◆ Records for processing
------
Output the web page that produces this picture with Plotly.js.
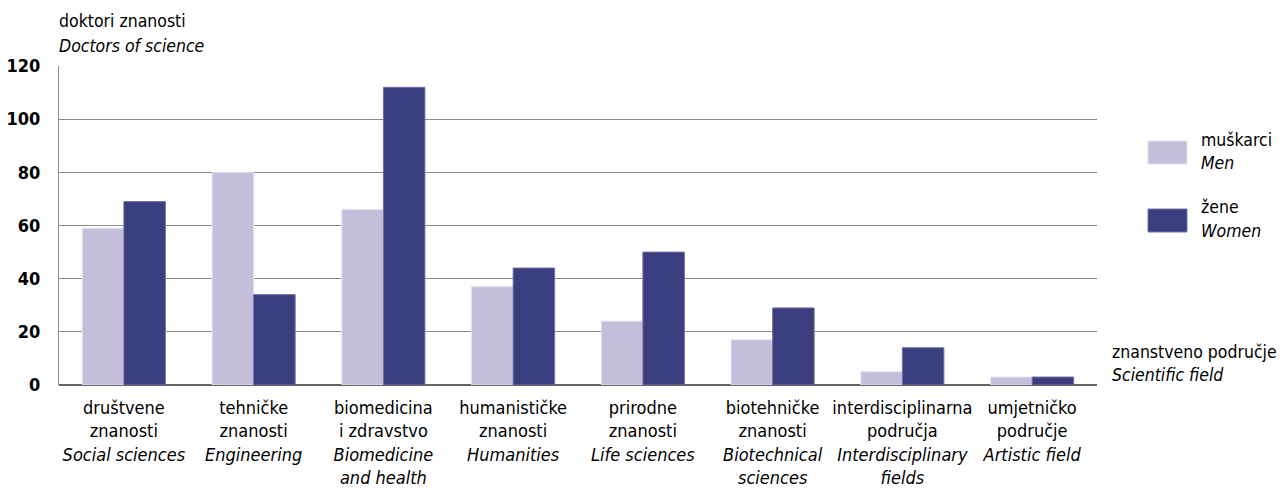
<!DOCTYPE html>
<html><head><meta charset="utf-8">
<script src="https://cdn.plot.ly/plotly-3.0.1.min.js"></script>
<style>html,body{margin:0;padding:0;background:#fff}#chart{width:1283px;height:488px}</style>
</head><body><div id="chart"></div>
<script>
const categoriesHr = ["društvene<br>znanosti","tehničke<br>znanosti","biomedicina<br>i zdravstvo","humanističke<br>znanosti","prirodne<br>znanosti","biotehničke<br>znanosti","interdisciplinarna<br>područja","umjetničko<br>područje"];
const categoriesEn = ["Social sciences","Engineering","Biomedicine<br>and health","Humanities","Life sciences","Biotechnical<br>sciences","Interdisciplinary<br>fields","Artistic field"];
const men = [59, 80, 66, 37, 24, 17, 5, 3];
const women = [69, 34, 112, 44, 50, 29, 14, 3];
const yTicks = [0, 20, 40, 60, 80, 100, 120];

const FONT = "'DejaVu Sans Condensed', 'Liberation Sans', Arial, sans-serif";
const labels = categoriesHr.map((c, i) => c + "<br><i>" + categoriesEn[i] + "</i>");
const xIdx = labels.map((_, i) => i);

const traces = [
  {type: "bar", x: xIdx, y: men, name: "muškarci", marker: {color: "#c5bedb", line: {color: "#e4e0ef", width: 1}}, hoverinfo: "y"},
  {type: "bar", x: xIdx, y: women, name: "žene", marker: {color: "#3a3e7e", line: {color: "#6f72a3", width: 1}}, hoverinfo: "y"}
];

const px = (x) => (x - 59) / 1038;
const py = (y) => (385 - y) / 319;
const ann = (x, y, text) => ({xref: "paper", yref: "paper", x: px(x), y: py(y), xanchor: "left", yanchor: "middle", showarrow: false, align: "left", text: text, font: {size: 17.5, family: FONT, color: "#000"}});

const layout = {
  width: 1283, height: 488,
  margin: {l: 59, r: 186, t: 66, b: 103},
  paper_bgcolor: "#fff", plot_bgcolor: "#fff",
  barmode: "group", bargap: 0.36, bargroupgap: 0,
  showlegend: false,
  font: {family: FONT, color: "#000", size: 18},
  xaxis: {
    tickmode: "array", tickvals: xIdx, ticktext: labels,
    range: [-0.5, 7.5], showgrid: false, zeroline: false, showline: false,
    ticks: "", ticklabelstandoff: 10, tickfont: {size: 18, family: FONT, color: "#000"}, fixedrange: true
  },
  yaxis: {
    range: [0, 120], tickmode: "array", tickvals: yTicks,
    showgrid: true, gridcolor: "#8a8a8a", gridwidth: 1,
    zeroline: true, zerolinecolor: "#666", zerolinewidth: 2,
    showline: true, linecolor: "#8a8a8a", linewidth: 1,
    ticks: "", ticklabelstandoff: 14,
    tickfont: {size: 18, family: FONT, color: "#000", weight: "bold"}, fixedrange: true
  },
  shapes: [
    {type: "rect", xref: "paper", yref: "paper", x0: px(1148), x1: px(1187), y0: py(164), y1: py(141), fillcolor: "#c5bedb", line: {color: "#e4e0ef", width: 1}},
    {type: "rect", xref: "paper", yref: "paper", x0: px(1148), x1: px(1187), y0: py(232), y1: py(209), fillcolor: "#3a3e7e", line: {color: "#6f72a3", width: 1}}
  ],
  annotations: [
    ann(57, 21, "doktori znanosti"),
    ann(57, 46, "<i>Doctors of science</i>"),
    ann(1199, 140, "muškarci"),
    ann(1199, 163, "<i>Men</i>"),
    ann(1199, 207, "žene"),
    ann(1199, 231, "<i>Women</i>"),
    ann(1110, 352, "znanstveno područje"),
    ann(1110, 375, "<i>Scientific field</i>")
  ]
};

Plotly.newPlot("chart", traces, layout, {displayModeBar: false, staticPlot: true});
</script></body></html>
------
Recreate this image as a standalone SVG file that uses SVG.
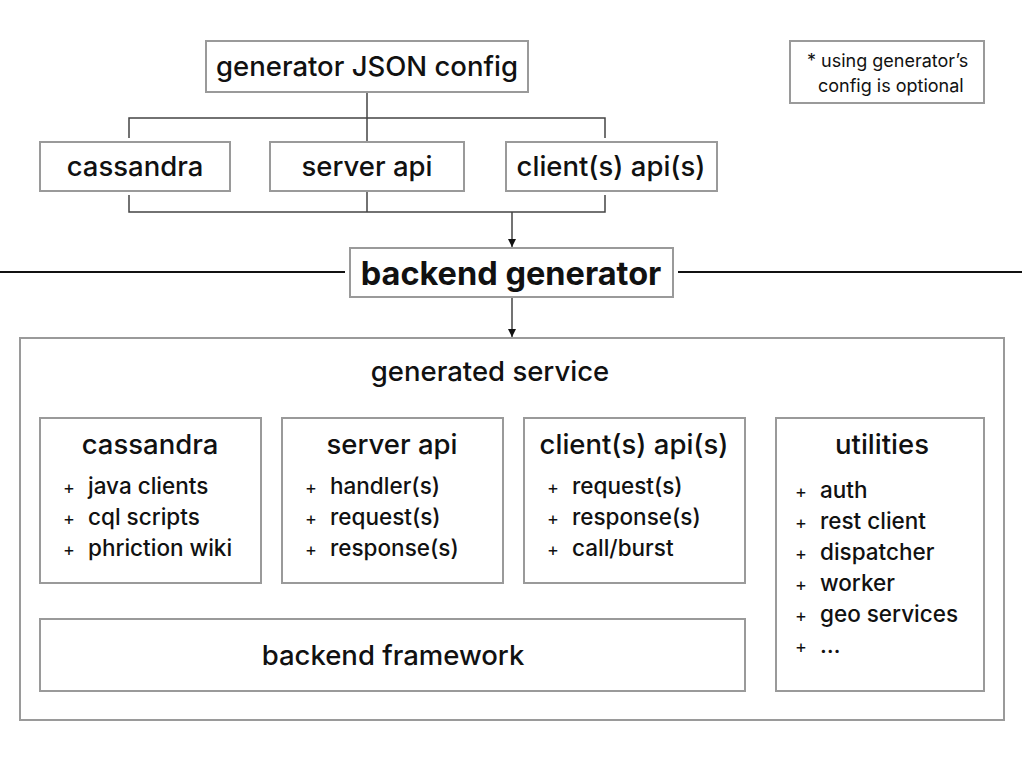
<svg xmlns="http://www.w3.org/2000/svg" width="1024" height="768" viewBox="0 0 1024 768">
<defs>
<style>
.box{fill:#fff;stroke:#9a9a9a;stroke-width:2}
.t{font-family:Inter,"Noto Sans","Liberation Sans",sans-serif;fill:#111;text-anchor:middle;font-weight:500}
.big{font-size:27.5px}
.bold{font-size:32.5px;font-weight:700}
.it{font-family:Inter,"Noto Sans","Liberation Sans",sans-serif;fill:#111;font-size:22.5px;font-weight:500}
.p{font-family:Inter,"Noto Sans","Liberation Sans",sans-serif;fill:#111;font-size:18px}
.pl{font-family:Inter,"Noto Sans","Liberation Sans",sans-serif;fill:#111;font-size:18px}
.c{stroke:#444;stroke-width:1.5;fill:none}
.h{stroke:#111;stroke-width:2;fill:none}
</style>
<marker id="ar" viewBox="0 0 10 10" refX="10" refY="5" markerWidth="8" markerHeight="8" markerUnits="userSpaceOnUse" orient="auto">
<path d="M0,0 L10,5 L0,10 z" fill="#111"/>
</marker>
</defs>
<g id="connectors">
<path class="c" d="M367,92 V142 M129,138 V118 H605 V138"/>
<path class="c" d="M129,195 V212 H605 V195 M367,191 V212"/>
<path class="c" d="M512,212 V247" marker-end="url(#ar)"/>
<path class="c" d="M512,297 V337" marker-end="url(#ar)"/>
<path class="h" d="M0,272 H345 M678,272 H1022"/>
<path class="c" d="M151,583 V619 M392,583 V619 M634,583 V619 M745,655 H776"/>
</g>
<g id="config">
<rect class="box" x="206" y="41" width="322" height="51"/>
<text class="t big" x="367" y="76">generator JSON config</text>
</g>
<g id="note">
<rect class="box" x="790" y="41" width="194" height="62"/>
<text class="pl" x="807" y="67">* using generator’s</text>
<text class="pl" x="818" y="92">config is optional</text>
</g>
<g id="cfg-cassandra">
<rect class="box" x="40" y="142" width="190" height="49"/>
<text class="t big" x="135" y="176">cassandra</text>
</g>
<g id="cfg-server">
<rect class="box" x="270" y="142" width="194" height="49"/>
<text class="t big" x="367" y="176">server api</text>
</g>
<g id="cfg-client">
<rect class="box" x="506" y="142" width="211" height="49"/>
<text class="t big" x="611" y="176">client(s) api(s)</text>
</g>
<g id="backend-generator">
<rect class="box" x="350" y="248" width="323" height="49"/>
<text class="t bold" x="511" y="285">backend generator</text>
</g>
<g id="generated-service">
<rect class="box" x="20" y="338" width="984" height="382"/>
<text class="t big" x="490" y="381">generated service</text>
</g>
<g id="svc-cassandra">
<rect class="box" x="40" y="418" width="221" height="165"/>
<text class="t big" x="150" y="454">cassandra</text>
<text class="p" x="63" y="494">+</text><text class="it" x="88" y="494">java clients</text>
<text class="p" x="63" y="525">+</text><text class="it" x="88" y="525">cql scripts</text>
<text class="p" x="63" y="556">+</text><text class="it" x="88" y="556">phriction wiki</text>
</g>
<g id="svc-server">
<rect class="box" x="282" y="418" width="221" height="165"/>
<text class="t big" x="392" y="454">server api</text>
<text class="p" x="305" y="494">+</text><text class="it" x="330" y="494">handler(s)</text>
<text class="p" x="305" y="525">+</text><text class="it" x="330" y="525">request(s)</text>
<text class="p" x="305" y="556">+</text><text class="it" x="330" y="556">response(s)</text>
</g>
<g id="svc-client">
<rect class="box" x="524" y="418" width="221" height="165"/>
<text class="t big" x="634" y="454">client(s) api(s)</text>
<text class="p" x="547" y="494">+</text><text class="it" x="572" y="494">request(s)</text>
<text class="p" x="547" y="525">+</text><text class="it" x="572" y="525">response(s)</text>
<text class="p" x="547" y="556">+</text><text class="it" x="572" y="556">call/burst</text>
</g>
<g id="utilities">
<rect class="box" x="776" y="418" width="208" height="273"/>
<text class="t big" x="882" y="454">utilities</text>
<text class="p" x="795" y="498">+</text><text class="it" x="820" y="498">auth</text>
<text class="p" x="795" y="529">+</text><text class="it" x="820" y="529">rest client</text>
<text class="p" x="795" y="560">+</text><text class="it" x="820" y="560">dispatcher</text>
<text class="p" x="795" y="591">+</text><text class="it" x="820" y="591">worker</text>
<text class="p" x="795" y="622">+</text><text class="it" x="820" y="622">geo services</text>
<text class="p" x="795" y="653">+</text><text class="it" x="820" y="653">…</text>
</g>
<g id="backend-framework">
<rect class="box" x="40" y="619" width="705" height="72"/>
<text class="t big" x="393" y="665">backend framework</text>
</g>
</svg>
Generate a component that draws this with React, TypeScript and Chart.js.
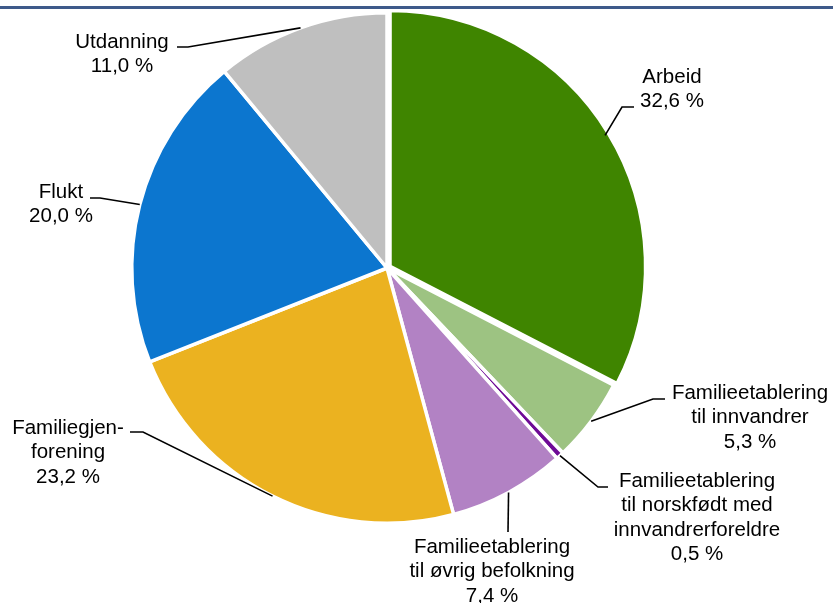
------
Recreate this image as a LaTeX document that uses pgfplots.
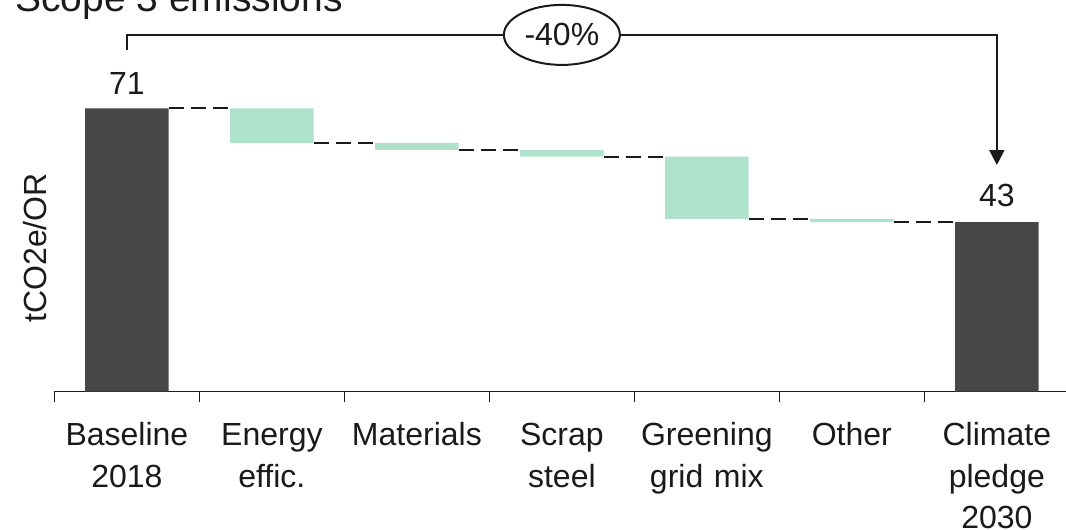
------
◆ Directions for this task
Return each line among the entries that holds the word "image".

◆ Solution to this exercise
Recreate this image as a standalone SVG file that uses SVG.
Recreate this image as a LaTeX document that uses pgfplots.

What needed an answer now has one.